マンガに出てくる鍼灸描写を紹介していくシリーズ。1つ目は何がエエかなーと考えまして、やっぱ有名な作品がいいかなと思いまして、初回は手塚治虫の「ブラックジャック」にします。
言わずと知れた有名作品。何度もアニメ化や実写化された作品。最近ではスピンオフ作品なんかがアニメ化されたりと、いまだに根強い人気のあるブラックジャックですが、この作品にも鍼が出てきます。
登場するのは単行本11巻「座頭医師」、12巻「湯治場の二人」というお話。
で、どんな感じの描写かというと、まず「座頭医師」。
盲目で無免許のはり師である琵琶丸というキャラが、無料で鍼治療をして治してまわっているのが世間で話題となる。
ブラックジャック 11巻 P.30
琵琶丸はすぐに手術や薬で患者を治したがる医師に対して批判的であり
ブラックジャック 11巻 P.33
「人間のからだなんてものはもともと切ったりすてたりできるしろものじゃねぇ」
「けものや鳥をみな 病気になったって手術なんかしねえよ みんな自分の力でなおすんだ そういうもんさ」
とブラックジャックに語ります。
しかしその後、ブラックジャックの患者の女の子に対し、鍼治療を行うと、ショック症状を起こさせてしまう。
ブラックジャック 11巻 P.43
その患者は、かつて医師に注射を打たれた痛みにより不安神経症となり、身体に針を刺されることを過剰に怖がるようになっていた。
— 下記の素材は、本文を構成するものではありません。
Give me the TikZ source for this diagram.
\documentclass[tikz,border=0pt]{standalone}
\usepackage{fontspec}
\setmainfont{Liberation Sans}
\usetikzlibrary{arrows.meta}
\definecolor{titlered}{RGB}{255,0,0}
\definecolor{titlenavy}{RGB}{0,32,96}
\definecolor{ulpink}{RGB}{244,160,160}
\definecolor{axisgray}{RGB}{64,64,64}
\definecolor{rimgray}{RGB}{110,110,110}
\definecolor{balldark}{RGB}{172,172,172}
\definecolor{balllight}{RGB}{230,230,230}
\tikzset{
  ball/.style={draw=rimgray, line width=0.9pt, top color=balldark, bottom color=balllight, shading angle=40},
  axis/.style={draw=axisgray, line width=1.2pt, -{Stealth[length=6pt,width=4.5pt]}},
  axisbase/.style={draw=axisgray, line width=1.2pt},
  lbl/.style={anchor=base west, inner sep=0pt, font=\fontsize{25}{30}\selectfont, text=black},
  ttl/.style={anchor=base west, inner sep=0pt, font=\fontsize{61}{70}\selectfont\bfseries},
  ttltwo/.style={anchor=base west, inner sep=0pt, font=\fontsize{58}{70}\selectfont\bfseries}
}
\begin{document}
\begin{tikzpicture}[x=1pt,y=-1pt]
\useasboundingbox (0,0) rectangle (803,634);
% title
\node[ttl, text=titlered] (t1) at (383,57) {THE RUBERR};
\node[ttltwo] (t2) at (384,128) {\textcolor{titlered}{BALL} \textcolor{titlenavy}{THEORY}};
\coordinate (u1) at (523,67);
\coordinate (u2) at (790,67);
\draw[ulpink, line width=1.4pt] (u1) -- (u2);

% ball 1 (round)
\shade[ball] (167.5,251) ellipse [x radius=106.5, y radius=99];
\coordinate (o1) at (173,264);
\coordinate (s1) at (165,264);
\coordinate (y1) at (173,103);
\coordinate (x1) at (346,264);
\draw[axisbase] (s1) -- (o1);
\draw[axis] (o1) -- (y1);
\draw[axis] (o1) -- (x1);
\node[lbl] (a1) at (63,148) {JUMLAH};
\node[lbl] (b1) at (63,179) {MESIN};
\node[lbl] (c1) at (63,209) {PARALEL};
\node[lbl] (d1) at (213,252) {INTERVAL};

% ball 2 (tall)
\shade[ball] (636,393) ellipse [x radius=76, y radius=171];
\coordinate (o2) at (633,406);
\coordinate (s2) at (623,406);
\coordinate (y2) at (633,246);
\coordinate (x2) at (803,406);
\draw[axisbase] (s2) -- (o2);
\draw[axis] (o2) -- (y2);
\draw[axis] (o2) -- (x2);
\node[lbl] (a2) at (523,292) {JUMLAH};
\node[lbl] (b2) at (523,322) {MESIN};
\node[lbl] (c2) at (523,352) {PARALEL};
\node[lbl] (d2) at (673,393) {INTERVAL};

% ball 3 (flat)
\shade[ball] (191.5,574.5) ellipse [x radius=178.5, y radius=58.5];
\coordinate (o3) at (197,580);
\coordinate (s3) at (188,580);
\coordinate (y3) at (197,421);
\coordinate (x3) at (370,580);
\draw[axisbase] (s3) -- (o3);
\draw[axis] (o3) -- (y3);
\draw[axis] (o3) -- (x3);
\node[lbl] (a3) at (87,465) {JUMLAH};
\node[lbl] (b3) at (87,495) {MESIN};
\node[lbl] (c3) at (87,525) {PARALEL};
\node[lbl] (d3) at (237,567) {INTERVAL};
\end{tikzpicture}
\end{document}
そこに琵琶丸が鍼をしたことでショック症状を誘発してしまった。
ブラックジャック 11巻 P.44
幸いブラックジャックが急いで駆け付け、鎮静剤を経口で飲ませ事なきを得る。
その日の夜、琵琶丸がブラックジャックの家を訪れ、カリを返すということでブラックジャックに鍼治療を行う。左の太衝あたりに鍼を打ち、
ブラックジャック 11巻 P.47
「・・・ウム・・・・・・手ごたえあり」
「これでもう一生腸は大丈夫だよ」
「あばよ・・・またいつか会いやしょう」
と言って琵琶丸は去っていく。琵琶丸すげー(笑)
ここでありがたいのは、鍼を打ったから悪くなったワケではないことをちゃんと描いてくれていること。
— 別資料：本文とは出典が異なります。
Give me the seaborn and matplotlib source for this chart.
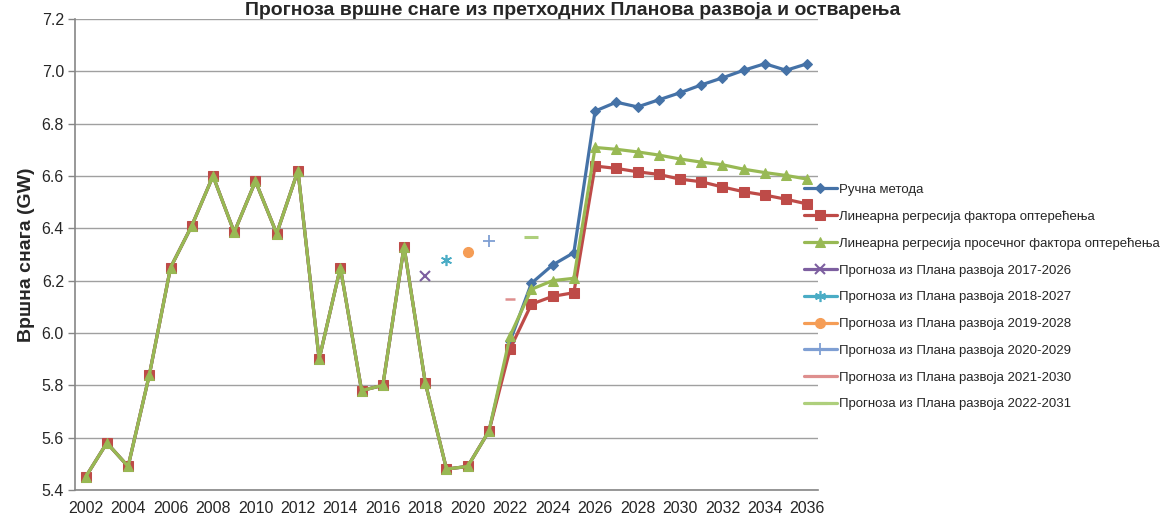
import numpy as np
import pandas as pd
import seaborn as sns
import matplotlib.pyplot as plt

sns.set_style("white")
plt.rcParams['font.family'] = ['Liberation Sans', 'DejaVu Sans']

years = list(range(2002, 2037))

# historic peak load 2002-2021 (same for all three methods)
history = [5.45, 5.58, 5.49, 5.84, 6.25, 6.41, 6.60, 6.385, 6.58, 6.38,
           6.62, 5.90, 6.25, 5.78, 5.80, 6.33, 5.81, 5.48, 5.49, 5.625]

manual = history + [5.97, 6.19, 6.26, 6.307, 6.848, 6.882, 6.864, 6.891, 6.918,
                    6.948, 6.975, 7.004, 7.029, 7.004, 7.029]
lin_reg = history + [5.94, 6.11, 6.14, 6.154, 6.638, 6.629, 6.616, 6.606, 6.588,
                     6.578, 6.558, 6.540, 6.527, 6.511, 6.493]
lin_reg_avg = history + [5.99, 6.167, 6.20, 6.209, 6.709, 6.702, 6.692, 6.680, 6.665,
                         6.653, 6.643, 6.626, 6.613, 6.602, 6.588]

plan_years = [2018, 2019, 2020, 2021, 2022, 2023]
plan_values = [6.218, 6.279, 6.309, 6.351, 6.13, 6.368]
plan_labels = ['Прогноза из Плана развоја 2017-2026',
               'Прогноза из Плана развоја 2018-2027',
               'Прогноза из Плана развоја 2019-2028',
               'Прогноза из Плана развоја 2020-2029',
               'Прогноза из Плана развоја 2021-2030',
               'Прогноза из Плана развоја 2022-2031']

df = pd.DataFrame({'year': years, 'manual': manual, 'lin': lin_reg, 'avg': lin_reg_avg})

fig = plt.figure(figsize=(11.69, 5.2), dpi=100)
ax = fig.add_axes([0.0642, 0.0577, 0.6355, 0.9058])

sns.lineplot(data=df, x='year', y='manual', ax=ax, color='#4572A7', marker='D',
             markersize=5.5, linewidth=2.3, markeredgecolor='#4572A7',
             label='Ручна метода')
sns.lineplot(data=df, x='year', y='lin', ax=ax, color='#BE4B48', marker='s',
             markersize=6.5, linewidth=2.3, markeredgecolor='#BE4B48',
             label='Линеарна регресија фактора оптерећења')
sns.lineplot(data=df, x='year', y='avg', ax=ax, color='#98B954', marker='^',
             markersize=7, linewidth=2.3, markeredgecolor='#98B954',
             label='Линеарна регресија просечног фактора оптерећења')

plan_styles = [('#7D5FA0', 'x', 7, 1.5), ('#4AACC5', (6, 2, 0), 8, 1.2),
               ('#F59D56', 'o', 7, 1), ('#7F9FD3', '+', 9, 1.3),
               ('#DE8F8E', '_', 7, 1.8), ('#AECF7C', '_', 10, 2.2)]
for yr, val, lab, (col, mk, ms, mew) in zip(plan_years, plan_values, plan_labels, plan_styles):
    sns.lineplot(x=[yr], y=[val], ax=ax, color=col, marker=mk, markersize=ms,
                 markeredgewidth=mew, markeredgecolor=col, linewidth=2.3, label=lab)

ax.set_xlim(2001.5, 2036.5)
ax.set_ylim(5.4, 7.2)
ax.set_xticks(range(2002, 2037, 2))
ax.set_xticks(np.arange(2001.5, 2037, 1), minor=True)
ax.set_yticks(np.arange(5.4, 7.21, 0.2))
ax.set_yticklabels([f'{v:.1f}' for v in np.arange(5.4, 7.21, 0.2)], fontsize=11.5)
ax.set_xticklabels([str(y) for y in range(2002, 2037, 2)], fontsize=11.5)
ax.tick_params(axis='x', which='major', length=0, pad=8)
ax.tick_params(axis='x', which='minor', length=5, color='#868686', width=1, direction='out')
ax.tick_params(axis='y', length=5, color='#868686', width=1, direction='out', left=True, pad=3)
ax.grid(axis='y', color='#A0A0A0', linewidth=1)
ax.set_axisbelow(True)
for side in ['top', 'right']:
    ax.spines[side].set_visible(False)
for side in ['left', 'bottom']:
    ax.spines[side].set_color('#868686')
    ax.spines[side].set_linewidth(1.2)

ax.set_xlabel('')
ax.set_ylabel('Вршна снага (GW)', fontsize=14, fontweight='bold', labelpad=5)

fig.text(0.49, 1 - 15 / 520, 'Прогноза вршне снаге из претходних Планова развоја и остварења',
         ha='center', va='baseline', fontsize=14, fontweight='bold')

ax.legend(loc='upper left', bbox_to_anchor=(0.683, 0.657), bbox_transform=fig.transFigure,
          frameon=False, fontsize=9.5, handlelength=2.5, handletextpad=0.2,
          labelspacing=1.1, borderaxespad=0)

fig.savefig('out.png', dpi=100)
どーしても鍼てのは痛そうとかコワイとかネガティブなイメージを持った人が多いのでね。ちゃんと問診をしなかった琵琶丸のミスではあるんですが、全体としては鍼は効果があるものとして描いてくれているお話でした。
そしてもう一つの「湯治場の二人」
山奥に住む刀鍛冶の馮二斉(ひょうじさい)に手術で使うメスのメンテナンスをしてもらいに向かうブラックジャック。途中の温泉地で琵琶丸に遭遇する。琵琶丸も自らの使う鍼のメンテナンスを馮二斉にしてもらいに行く途中だった。
馮二斉が鍛えなおしたメスで庭に生えたひょうたんを切ると真っ二つになり、それを合わせると元通りくっついてしまう。るろ剣でもあったねこの描写。
そして琵琶丸の鍼を鍛え終わると馮二斉は倒れてしまう。
琵琶丸とブラックジャックがそれぞれ救命処置を行うが、結局亡くなってしまう。
ブラックジャック 12巻 P.108
その後馮二斉が残した遺書が見つかり、そこには
「天地神明にさからうことなかれ おごるべからず 生き死にはものの常也 医ノ道はよそにありと知るべし」
と書かれていた。
それぞれ違うスタンスで人を治療する琵琶丸とブラックジャックは、馮二斉の最後の言葉に考えさせられる。
この話は鍼がどうのというよりは人間の命に対する考え方がテーマの話でした。ブラックジャックはこーいう話が多いですよね。
どちらも琵琶丸による鍼。鍼は鍼柄もなく、刺し方は押手もなしでプスっと刺す撚鍼とも言えない刺し方。これだけ見るとちとコワい。
しかし治療としては、琵琶丸がひとつやらかしてはいるものの効果があるものとして描かれていますね。
ぜひとも興味のある方は本を手に入れて見てもらいたいですが、いかんせんブラックジャックは古い作品なので画像の単行本版はなかなか入手は難しいかと思います。
しかしブラックジャックはいろんな形で再発売されてて、特に文庫版でかなりの数が出回ってるのでそちらであれば案外と手に入ると思います。ウィキペディアによりますと「座頭医師」は文庫版2巻、「湯治場の二人」は5巻に掲載されてるそうです。
ブラックジャックは集めるのにかなり苦労したのでとても思い入れのある作品ですね。その辺の話も別でしたいです。
てなわけで、こんな感じでこれから鍼灸が出てくるマンガをボチボチ紹介していきたいと思います。